I am proud to report that just last week, a team of business students traveled to Texas to claim first place among all business schools in the country in the Small Business Institute’s Project of the Year competition for a consulting class project they completed on a local Cold Stone Creamery.
Beyond our education programs, we are also committed to providing research into best business practices and economic analyses to inform the key decisions you need to make. For a few years now you have had the privilege of hearing Dr. Eyler, our region’s foremost economist, offer his insight into our economic and business trends. And we also have three dozen other faculty members bringing their intellect and experience to today’s business challenges with their work on labor market analyses, marketing to millenials, cult wines, ethical leadership, financial benchmarking, and housing prices – just to name a few recent projects.
Our teaching and research are important but they are not enough if as a business school, we are to be a catalyst for regional economic prosperity.
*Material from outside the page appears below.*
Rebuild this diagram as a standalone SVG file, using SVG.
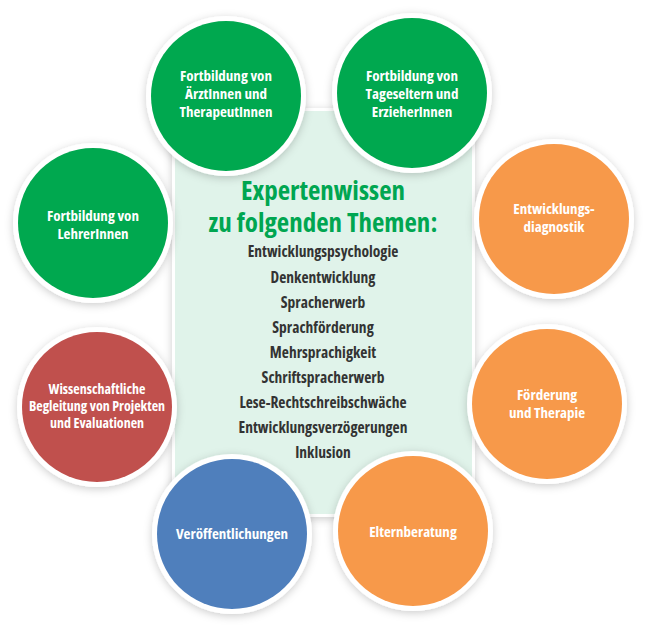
<svg xmlns="http://www.w3.org/2000/svg" width="646" height="628" viewBox="0 0 646 628">
<defs>
<filter id="sh" x="-20%" y="-20%" width="140%" height="140%">
<feDropShadow dx="0" dy="2" stdDeviation="4" flood-color="#000" flood-opacity="0.2"/>
</filter>
<style>
.ring{fill:#fff;filter:url(#sh)}
.lbl{font-family:"Open Sans","Liberation Sans",sans-serif;font-stretch:condensed;font-weight:700;font-size:15px;fill:#fff;text-anchor:middle}
.sm{font-size:14px}
.list{font-family:"Open Sans","Liberation Sans",sans-serif;font-stretch:condensed;font-weight:700;font-size:15.5px;fill:#333;text-anchor:middle}
.title{font-family:"Open Sans","Liberation Sans",sans-serif;font-stretch:condensed;font-weight:700;font-size:27px;fill:#00a651;text-anchor:middle}
.g{fill:#00a84f}.o{fill:#f7994a}.r{fill:#c0504d}.b{fill:#4f7fbc}
</style>
</defs>
<rect width="646" height="628" fill="#fff"/>
<g id="connectors"></g>
<g id="center">
<rect x="172" y="108" width="303" height="409" fill="#fff" filter="url(#sh)"/>
<rect x="175" y="111" width="297" height="403" fill="#e0f3ea"/>
<text class="title" x="323" y="200">Expertenwissen</text>
<text class="title" x="323" y="232">zu folgenden Themen:</text>
<text class="list" x="323" y="257">Entwicklungspsychologie</text>
<text class="list" x="323" y="283">Denkentwicklung</text>
<text class="list" x="323" y="308">Spracherwerb</text>
<text class="list" x="323" y="333">Sprachförderung</text>
<text class="list" x="323" y="358">Mehrsprachigkeit</text>
<text class="list" x="323" y="383">Schriftspracherwerb</text>
<text class="list" x="323" y="408">Lese-Rechtschreibschwäche</text>
<text class="list" x="323" y="433">Entwicklungsverzögerungen</text>
<text class="list" x="323" y="458">Inklusion</text>
</g>
<g id="n1"><circle class="ring" cx="226" cy="96" r="80"/><circle class="g" cx="226" cy="96" r="75"/>
<text class="lbl" x="226" y="81">Fortbildung von</text><text class="lbl" x="226" y="99">ÄrztInnen und</text><text class="lbl" x="226" y="117">TherapeutInnen</text></g>
<g id="n2"><circle class="ring" cx="412" cy="93" r="80"/><circle class="g" cx="412" cy="93" r="75"/>
<text class="lbl" x="412" y="81">Fortbildung von</text><text class="lbl" x="412" y="99">Tageseltern und</text><text class="lbl" x="412" y="117">ErzieherInnen</text></g>
<g id="n3"><circle class="ring" cx="93" cy="223" r="80"/><circle class="g" cx="93" cy="223" r="75"/>
<text class="lbl" x="93" y="221">Fortbildung von</text><text class="lbl" x="93" y="239">LehrerInnen</text></g>
<g id="n4"><circle class="ring" cx="97" cy="407" r="80"/><circle class="r" cx="97" cy="407" r="75"/>
<text class="lbl sm" x="97" y="394">Wissenschaftliche</text><text class="lbl sm" x="97" y="411">Begleitung von Projekten</text><text class="lbl sm" x="97" y="428">und Evaluationen</text></g>
<g id="n5"><circle class="ring" cx="554" cy="219" r="80"/><circle class="o" cx="554" cy="219" r="75"/>
<text class="lbl" x="554" y="214">Entwicklungs-</text><text class="lbl" x="554" y="232">diagnostik</text></g>
<g id="n6"><circle class="ring" cx="547" cy="404" r="80"/><circle class="o" cx="547" cy="404" r="75"/>
<text class="lbl" x="547" y="400">Förderung</text><text class="lbl" x="547" y="418">und Therapie</text></g>
<g id="n7"><circle class="ring" cx="232" cy="534" r="80"/><circle class="b" cx="232" cy="534" r="75"/>
<text class="lbl" x="232" y="539">Veröffentlichungen</text></g>
<g id="n8"><circle class="ring" cx="413" cy="531" r="80"/><circle class="o" cx="413" cy="531" r="75"/>
<text class="lbl" x="413" y="537">Elternberatung</text></g>
</svg>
We must ensure that we graduate SSU students with the entrepreneurial drive to dream of new business ideas, and the technical skills and practical experience to bring them to market. So we are investing strongly in our entrepreneurship program to help launch businesses out of the university that will be part of our new transformational economy.
And to support our efforts, I pleased to announce publically for the first time, a very generous $180,000 gift from Codding Enterprises to support the hiring of the Hugh Codding Entrepreneur-in Residence. With this gift, we will be able to add an experienced serial entrepreneur to our teaching team.
Hugh Codding, one of Sonoma County’s most successful businessmen, embodied the spirit of entrepreneurship. He recognized opportunity, created successes, and through it all, he gave back to his community. The funding for the Hugh Codding Entrepreneur-in-Residence will help us build an “entrepreneurship pipeline” from local schools into Sonoma State, and then from the University into the North Bay Innovation Hub and the regional economy. The Hugh Codding Entrepreneur-in-Residence will be a champion for entrepreneurship and its importance in a healthy North Bay economy.
I want to thank Connie Codding, Brad Baker and Codding Enterprises for their generous support of our entrepreneurship program.